Every religion, apart from open devil worship, must appeal to a virtue or the pretence of a virtue. But a virtue, generally speaking, does some good to everybody. It is therefore necessary to distinguish among the people it was meant to benefit those whom it does benefit. Modern broad-mindedness benefits the rich; and benefits nobody else. It was meant to benefit the rich; and meant to benefit nobody else. And if you think this unwarranted, I will put before you one plain question. There are some pleasures of the poor that may also mean profits for the rich: there are other pleasures of the poor which cannot mean profits for the rich? Watch this one contrast, and you will watch the whole creation of a careful slavery.
and
A house with a decent fire and a full pantry would be a better house to make a chair or mend a clock in, even from the customer’s point of view, than a hovel with a leaky roof and a cold hearth. But a house with a decent fire and a full pantry would also be a better house in which to refuse to make a chair or mend a clock—a much better house to do nothing in—and doing nothing is sometimes one of the highest of the duties of man.

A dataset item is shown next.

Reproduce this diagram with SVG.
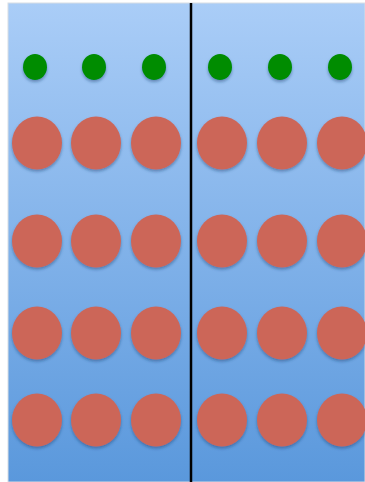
<svg xmlns="http://www.w3.org/2000/svg" width="365" height="482" viewBox="0 0 365 482">
<defs>
<linearGradient id="bg" x1="0" y1="0" x2="0" y2="1">
<stop offset="0" stop-color="#aacdf7"/>
<stop offset="1" stop-color="#5a98dc"/>
</linearGradient>
<filter id="sh" x="-30%" y="-30%" width="160%" height="170%">
<feGaussianBlur in="SourceAlpha" stdDeviation="1.5"/>
<feOffset dy="2" result="b"/>
<feFlood flood-color="#1a3d6b" flood-opacity="0.45"/>
<feComposite in2="b" operator="in"/>
<feMerge><feMergeNode/><feMergeNode in="SourceGraphic"/></feMerge>
</filter>
</defs>
<style>
.g{fill:#008c00;filter:url(#sh)}
.r{fill:#cc6659;filter:url(#sh)}
</style>
<rect width="365" height="482" fill="#ffffff"/>
<rect x="8" y="3" width="357" height="479" fill="url(#bg)" stroke="#d8dde3" stroke-width="1"/>
<g id="connectors">
<line x1="191" y1="3" x2="191" y2="482" stroke="#000" stroke-width="2.5"/>
</g>
<g id="green">
<ellipse class="g" cx="35" cy="67" rx="12" ry="13"/>
<ellipse class="g" cx="94" cy="67" rx="12" ry="13"/>
<ellipse class="g" cx="154" cy="67" rx="12" ry="13"/>
<ellipse class="g" cx="220" cy="67" rx="12" ry="13"/>
<ellipse class="g" cx="280" cy="67" rx="12" ry="13"/>
<ellipse class="g" cx="340" cy="67" rx="12" ry="13"/>
</g>
<g id="row1">
<ellipse class="r" cx="37" cy="143" rx="25" ry="26.5"/>
<ellipse class="r" cx="96" cy="143" rx="25" ry="26.5"/>
<ellipse class="r" cx="156" cy="143" rx="25" ry="26.5"/>
<ellipse class="r" cx="222" cy="143" rx="25" ry="26.5"/>
<ellipse class="r" cx="282" cy="143" rx="25" ry="26.5"/>
<ellipse class="r" cx="342" cy="143" rx="25" ry="26.5"/>
</g>
<g id="row2">
<ellipse class="r" cx="37" cy="241" rx="25" ry="26.5"/>
<ellipse class="r" cx="96" cy="241" rx="25" ry="26.5"/>
<ellipse class="r" cx="156" cy="241" rx="25" ry="26.5"/>
<ellipse class="r" cx="222" cy="241" rx="25" ry="26.5"/>
<ellipse class="r" cx="282" cy="241" rx="25" ry="26.5"/>
<ellipse class="r" cx="342" cy="241" rx="25" ry="26.5"/>
</g>
<g id="row3">
<ellipse class="r" cx="37" cy="333" rx="25" ry="26.5"/>
<ellipse class="r" cx="96" cy="333" rx="25" ry="26.5"/>
<ellipse class="r" cx="156" cy="333" rx="25" ry="26.5"/>
<ellipse class="r" cx="222" cy="333" rx="25" ry="26.5"/>
<ellipse class="r" cx="282" cy="333" rx="25" ry="26.5"/>
<ellipse class="r" cx="342" cy="333" rx="25" ry="26.5"/>
</g>
<g id="row4">
<ellipse class="r" cx="37" cy="420" rx="25" ry="26.5"/>
<ellipse class="r" cx="96" cy="420" rx="25" ry="26.5"/>
<ellipse class="r" cx="156" cy="420" rx="25" ry="26.5"/>
<ellipse class="r" cx="222" cy="420" rx="25" ry="26.5"/>
<ellipse class="r" cx="282" cy="420" rx="25" ry="26.5"/>
<ellipse class="r" cx="342" cy="420" rx="25" ry="26.5"/>
</g>
</svg>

Even the "free" pleasure of surfing the net demands some money for a machine and a network connection. The free pleasure of singing or whistling to yourself seems to be little-exercised.
Of course "doing nothing," while it may be a high duty, is also a chore magnet.
I have never understood why Satanism gets to be classified as a religion, when it is by construction an anti-religion.
2 comments:
I could tell by feel that it was GKC before I finished the first sentence. I'm not entirely sure how. Some gestalt.
Am I getting too predictable in who I choose to quote?